You took a lot of photos on the set of Illuminated. Did you approach that photography any differently?
Prague is such a Gothic, picturesque city. I was constantly taking photos there. I relied more on my digital camera, because it’s so portable.
Is it hard to take candid pictures with a bunch of actors around?
I generally don’t tell people I’m taking photos of them. I’ll just capture moments. If someone starts laughing during a conversation, I’ll take a photo, so that it’s spontaneous. And the camera is so small, I never make a big deal of it.
You seem to take a lot of self-portraits.
It’s not an obsession with myself. (Laughs) I just like the quality of reflection. It’s as much about the surfaces that I’m reflecting off—the water, a mirror—as it is about me.
But it also gets you to look at someone—such as yourself—indirectly.
Yeah, it’s also capturing a moment with myself. I never smile. I don’t know why that is, but my expression is always kind of stone-faced. If I were to smile, it would ruin the whole point. It’s not suppose to be about how I’m emoting. It’s about nothing but the blank expression and the reflection.
What photos have inspired you?
Old black-and-white photography. There’s an album that Muddy Waters did in the late ‘60s called Electric Mud. There’s a photo on the back of him standing in a white robe with a small guitar and his hair kind of in a pompadour. For the inside shots, the same photographer followed him to a local barbershop and photographed him getting a haircut. I do love rock photography: Annie Leibovitz, Mick Rock. He shot T. Rex, Bowie, Blondie, a lot of classic Lou Reed. That (Michel Linssen) shot of Kurt Cobain in the recording studio over an acoustic guitar, lost in thought—just beautiful.
In Illuminated, your character inspired by a photograph, travels to Europe to learn about his heritage. Have any photographs had an impact on your own life?

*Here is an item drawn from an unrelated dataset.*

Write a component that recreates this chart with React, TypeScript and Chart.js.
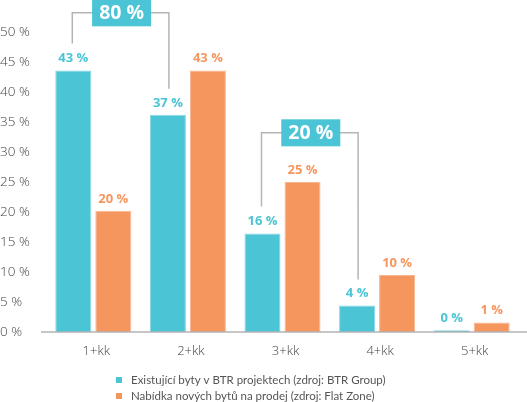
import React, { useEffect, useRef } from "react";
import { Chart, registerables } from "chart.js";

Chart.register(...registerables);

const categories = ["1+kk", "2+kk", "3+kk", "4+kk", "5+kk"];
const seriesNames = [
  "Existující byty v BTR projektech (zdroj: BTR Group)",
  "Nabídka nových bytů na prodej (zdroj: Flat Zone)",
];
const existingValues = [43.6, 36.2, 16.4, 4.4, 0.3];
const offerValues = [20.2, 43.6, 25.0, 9.5, 1.6];
const existingLabels = ["43 %", "37 %", "16 %", "4 %", "0 %"];
const offerLabels = ["20 %", "43 %", "25 %", "10 %", "1 %"];
const yTicks = [0, 5, 10, 15, 20, 25, 30, 35, 40, 45, 50];
const bracketFrom = [0, 2];
const bracketTo = [1, 3];
const bracketLevels = [53.2, 33.2];
const bracketTexts = ["80 %", "20 %"];

const TEAL = "#4BC4D5";
const ORANGE = "#F6965F";
const FONT = "Lato, 'Open Sans', sans-serif";
const WIDE = "'Open Sans', Lato, sans-serif";

const overlay = {
  id: "overlay",
  afterDatasetsDraw(chart: any) {
    const ctx = chart.ctx;
    const area = chart.chartArea;
    const yScale = chart.scales.y;
    ctx.save();
    // axis line
    ctx.strokeStyle = "#b3b3b3";
    ctx.lineWidth = 1.5;
    ctx.beginPath();
    ctx.moveTo(area.left - 5, area.bottom);
    ctx.lineTo(chart.width, area.bottom);
    ctx.stroke();

    // data labels
    const labelSets = [existingLabels, offerLabels];
    chart.data.datasets.forEach((ds: any, di: number) => {
      const meta = chart.getDatasetMeta(di);
      ctx.fillStyle = ds.labelColor;
      ctx.font = `bold 13px ${WIDE}`;
      ctx.textAlign = "center";
      ctx.textBaseline = "middle";
      meta.data.forEach((el: any, i: number) => {
        ctx.fillText(labelSets[di][i], el.x, el.y - 12);
      });
    });

    // brackets
    const meta0 = chart.getDatasetMeta(0);
    bracketFrom.forEach((from, bi) => {
      const a = meta0.data[from];
      const b = meta0.data[bracketTo[bi]];
      const yLine = yScale.getPixelForValue(bracketLevels[bi]);
      const x1 = a.x - 1;
      const x2 = b.x + 1;
      const mid = (x1 + x2) / 2 + 1;
      const bw = 59;
      const bh = 27;
      ctx.strokeStyle = "#b5b5b5";
      ctx.lineWidth = 1.5;
      ctx.beginPath();
      ctx.moveTo(x1, a.y - 27);
      ctx.lineTo(x1, yLine);
      ctx.lineTo(x2, yLine);
      ctx.lineTo(x2, b.y - 26);
      ctx.stroke();
      ctx.fillStyle = TEAL;
      ctx.fillRect(mid - bw / 2, yLine - bh / 2, bw, bh);
      ctx.fillStyle = "#ffffff";
      ctx.font = `bold 19.5px ${WIDE}`;
      ctx.textAlign = "center";
      ctx.textBaseline = "middle";
      ctx.fillText(bracketTexts[bi], mid, yLine + 1);
    });

    // legend
    const colors = [TEAL, ORANGE];
    seriesNames.forEach((name, i) => {
      const y = 380 + i * 16;
      ctx.fillStyle = colors[i];
      ctx.fillRect(116, y - 3, 6, 6);
      ctx.fillStyle = "#555555";
      ctx.font = `11.5px ${FONT}`;
      ctx.textAlign = "left";
      ctx.textBaseline = "middle";
      ctx.fillText(name, 131, y);
    });
    ctx.restore();
  },
};

export default function App() {
  const ref = useRef<HTMLCanvasElement>(null);
  useEffect(() => {
    const chart = new Chart(ref.current!, {
      type: "bar",
      data: {
        labels: categories,
        datasets: [
          {
            label: seriesNames[0],
            data: existingValues,
            backgroundColor: TEAL,
            borderColor: "#86d7e3",
            borderWidth: 1,
            labelColor: TEAL,
            categoryPercentage: 0.846,
            barPercentage: 0.9,
          } as any,
          {
            label: seriesNames[1],
            data: offerValues,
            backgroundColor: ORANGE,
            borderColor: "#f9b68e",
            borderWidth: 1,
            labelColor: ORANGE,
            categoryPercentage: 0.846,
            barPercentage: 0.9,
          } as any,
        ],
      },
      options: {
        responsive: false,
        animation: false,
        layout: { padding: { top: 32, right: 8, left: 0, bottom: 0 } },
        plugins: {
          legend: { display: false },
          tooltip: { enabled: false },
        },
        scales: {
          x: {
            grid: { display: false, drawTicks: false },
            border: { display: false },
            ticks: {
              color: "#444",
              font: { family: WIDE, size: 13, weight: 300 as any },
              padding: 11,
              labelOffset: 3,
            },
            afterFit: (s: any) => {
              s.height = 70;
            },
          },
          y: {
            min: 0,
            max: 50,
            afterBuildTicks: (s: any) => {
              s.ticks = yTicks.map((v) => ({ value: v }));
            },
            grid: { display: false, drawTicks: false },
            border: { display: false },
            ticks: {
              color: "#444",
              font: { family: WIDE, size: 13.5, weight: 300 as any },
              crossAlign: "far",
              callback: (v: any) => `${v} %`,
            },
            afterFit: (s: any) => {
              s.width = 46;
            },
          },
        },
      },
      plugins: [overlay],
    });
    return () => chart.destroy();
  }, []);
  return (
    <div style={{ position: "absolute", left: 0, top: 0, width: 527, height: 402, background: "#fff" }}>
      <canvas ref={ref} width={527} height={402} />
    </div>
  );
}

I was in my first real relationship when I was 16—total puppy love, romantic, beautiful. We had letters and emails and pictures between the two of us. And for whatever reason, I decided when the relationship was over to get rid of it all. It’s one of the most foolish things I’ve ever done, because it was the first relationship of any significance in my life.
Why did you do it?
I don’t know. Maybe I felt like that was what I was suppose to do. Or the fact that I was unhappy with the way things ended, and it was like the last bit of finality to the relationship. Then years passed. I started talking about it with somebody, and it was like "Why’d I do that?" It made me really sad. All evidence of that relationship had died. Shortly thereafter, for the first time in two years, I contacted that girl.
What did you say?
I told her, "I don’t have anything anymore." She said she had kept everything. I vowed that moment to never, ever do that again. It was comforting to know that someone had a record of what happened.